Set down the data below without change, skipping the pictures it holds.

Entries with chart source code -

◇ ◇ ◇ ◇ ◇ ◇ ◇

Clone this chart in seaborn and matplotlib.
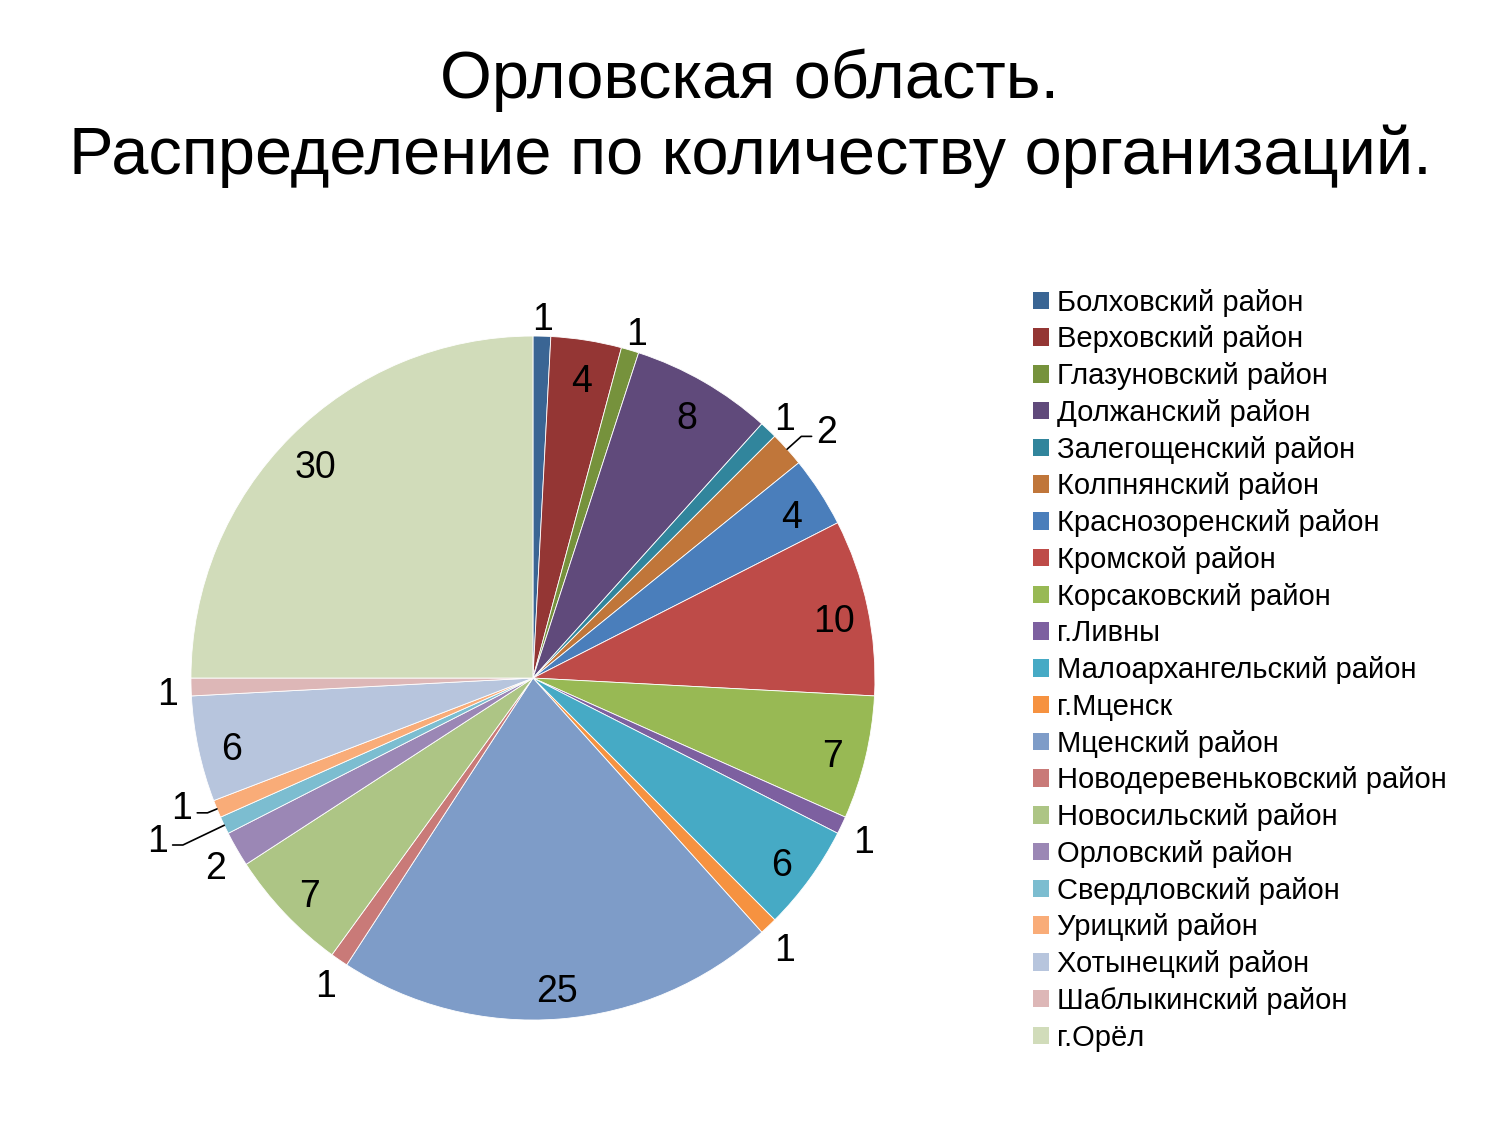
import numpy as np
import seaborn as sns
import matplotlib.pyplot as plt
from matplotlib.patches import Patch

### Data: districts and number of organizations
districts = ["Болховский район", "Верховский район", "Глазуновский район",
             "Должанский район", "Залегощенский район", "Колпнянский район",
             "Краснозоренский район", "Кромской район", "Корсаковский район",
             "г.Ливны", "Малоархангельский район", "г.Мценск", "Мценский район",
             "Новодеревеньковский район", "Новосильский район", "Орловский район",
             "Свердловский район", "Урицкий район", "Хотынецкий район",
             "Шаблыкинский район", "г.Орёл"]
counts = [1, 4, 1, 8, 1, 2, 4, 10, 7, 1, 6, 1, 25, 1, 7, 2, 1, 1, 6, 1, 30]
colors = ["#3A6594", "#943634", "#76923C", "#604A7B", "#31859C", "#C0763A",
          "#4A7EBB", "#BE4B48", "#98B954", "#7D60A0", "#46AAC5", "#F69240",
          "#7E9CC8", "#C97A78", "#ADC585", "#9B87B5", "#7CBDD0", "#F9AC78",
          "#B7C5DD", "#DDB7B7", "#D1DCBA"]
title = "Орловская область.\nРаспределение по количеству организаций."

sns.set_theme(style="white")
plt.rcParams['font.family'] = ['Liberation Sans', 'DejaVu Sans']
plt.rcParams['text.color'] = 'black'

fig = plt.figure(figsize=(15, 11.25), dpi=100)
fig.text(0.5, 1 - 118 / 1125, title, ha="center", va="center",
         fontsize=48, linespacing=1.26, color="black")

ax = fig.add_axes([0.1273, 0.0933, 0.456, 0.608])
wedges, _ = ax.pie(counts, colors=sns.color_palette(colors), startangle=90,
                   counterclock=False, radius=1.0,
                   wedgeprops=dict(edgecolor="white", linewidth=0.6))
ax.set_xlim(-1, 1)
ax.set_ylim(-1, 1)
ax.axis("off")

# labels with leader lines: index -> elbow radius
leaders = {5: 1.056, 16: 1.134, 17: 1.03}
dy = -0.022

for i, (w, v) in enumerate(zip(wedges, counts)):
    mid = np.deg2rad((w.theta1 + w.theta2) / 2)
    c, s = np.cos(mid), np.sin(mid)
    if i in leaders:
        e = leaders[i]
        side = 1 if c > 0 else -1
        ex, ey = e * c, e * s
        endx = ex + side * 0.03
        ax.plot([c, ex, endx], [s, ey, ey], color="black", lw=1.2, clip_on=False)
        ax.text(endx + side * 0.045, ey + 0.032 + dy, str(v), ha="center",
                va="center", fontsize=27, color="black", clip_on=False)
    elif v <= 2:
        r = 1.07
        ax.text(r * c, r * s + dy, str(v), ha="center", va="center", fontsize=27,
                color="black", clip_on=False)
    else:
        r = 0.9
        ax.text(r * c, r * s + dy, str(v), ha="center", va="center", fontsize=27,
                color="black")

handles = [Patch(facecolor=col, edgecolor="none") for col in colors]
fig.legend(handles, districts, loc="upper left",
           bbox_to_anchor=(1021 / 1500, 1 - 277 / 1125), frameon=False,
           fontsize=21, handlelength=0.55, handleheight=0.55, handletextpad=0.3,
           labelspacing=0.30, borderaxespad=0, labelcolor="black")

fig.savefig("out.png", dpi=100, facecolor="white")
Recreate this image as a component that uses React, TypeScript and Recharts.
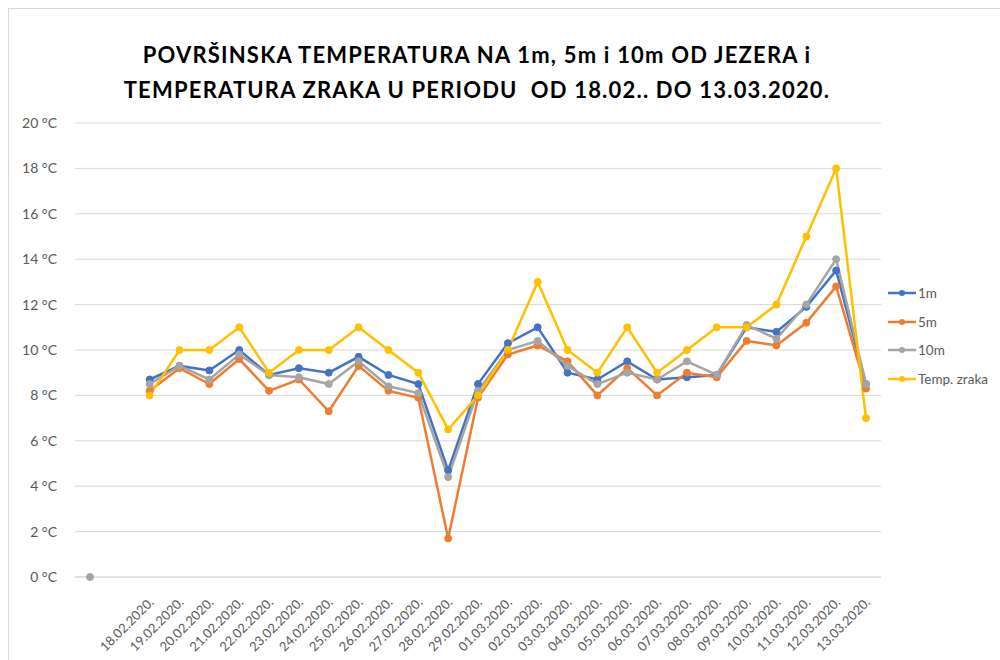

◇ ◇ ◇ ◇ ◇ ◇ ◇

THE SOLUTION -
Clone this chart in seaborn and matplotlib.
import numpy as np
import seaborn as sns
import matplotlib.pyplot as plt
from matplotlib.patches import Patch

### Data: districts and number of organizations
districts = ["Болховский район", "Верховский район", "Глазуновский район",
             "Должанский район", "Залегощенский район", "Колпнянский район",
             "Краснозоренский район", "Кромской район", "Корсаковский район",
             "г.Ливны", "Малоархангельский район", "г.Мценск", "Мценский район",
             "Новодеревеньковский район", "Новосильский район", "Орловский район",
             "Свердловский район", "Урицкий район", "Хотынецкий район",
             "Шаблыкинский район", "г.Орёл"]
counts = [1, 4, 1, 8, 1, 2, 4, 10, 7, 1, 6, 1, 25, 1, 7, 2, 1, 1, 6, 1, 30]
colors = ["#3A6594", "#943634", "#76923C", "#604A7B", "#31859C", "#C0763A",
          "#4A7EBB", "#BE4B48", "#98B954", "#7D60A0", "#46AAC5", "#F69240",
          "#7E9CC8", "#C97A78", "#ADC585", "#9B87B5", "#7CBDD0", "#F9AC78",
          "#B7C5DD", "#DDB7B7", "#D1DCBA"]
title = "Орловская область.\nРаспределение по количеству организаций."

sns.set_theme(style="white")
plt.rcParams['font.family'] = ['Liberation Sans', 'DejaVu Sans']
plt.rcParams['text.color'] = 'black'

fig = plt.figure(figsize=(15, 11.25), dpi=100)
fig.text(0.5, 1 - 118 / 1125, title, ha="center", va="center",
         fontsize=48, linespacing=1.26, color="black")

ax = fig.add_axes([0.1273, 0.0933, 0.456, 0.608])
wedges, _ = ax.pie(counts, colors=sns.color_palette(colors), startangle=90,
                   counterclock=False, radius=1.0,
                   wedgeprops=dict(edgecolor="white", linewidth=0.6))
ax.set_xlim(-1, 1)
ax.set_ylim(-1, 1)
ax.axis("off")

# labels with leader lines: index -> elbow radius
leaders = {5: 1.056, 16: 1.134, 17: 1.03}
dy = -0.022

for i, (w, v) in enumerate(zip(wedges, counts)):
    mid = np.deg2rad((w.theta1 + w.theta2) / 2)
    c, s = np.cos(mid), np.sin(mid)
    if i in leaders:
        e = leaders[i]
        side = 1 if c > 0 else -1
        ex, ey = e * c, e * s
        endx = ex + side * 0.03
        ax.plot([c, ex, endx], [s, ey, ey], color="black", lw=1.2, clip_on=False)
        ax.text(endx + side * 0.045, ey + 0.032 + dy, str(v), ha="center",
                va="center", fontsize=27, color="black", clip_on=False)
    elif v <= 2:
        r = 1.07
        ax.text(r * c, r * s + dy, str(v), ha="center", va="center", fontsize=27,
                color="black", clip_on=False)
    else:
        r = 0.9
        ax.text(r * c, r * s + dy, str(v), ha="center", va="center", fontsize=27,
                color="black")

handles = [Patch(facecolor=col, edgecolor="none") for col in colors]
fig.legend(handles, districts, loc="upper left",
           bbox_to_anchor=(1021 / 1500, 1 - 277 / 1125), frameon=False,
           fontsize=21, handlelength=0.55, handleheight=0.55, handletextpad=0.3,
           labelspacing=0.30, borderaxespad=0, labelcolor="black")

fig.savefig("out.png", dpi=100, facecolor="white")
Recreate this image as a component that uses React, TypeScript and Recharts.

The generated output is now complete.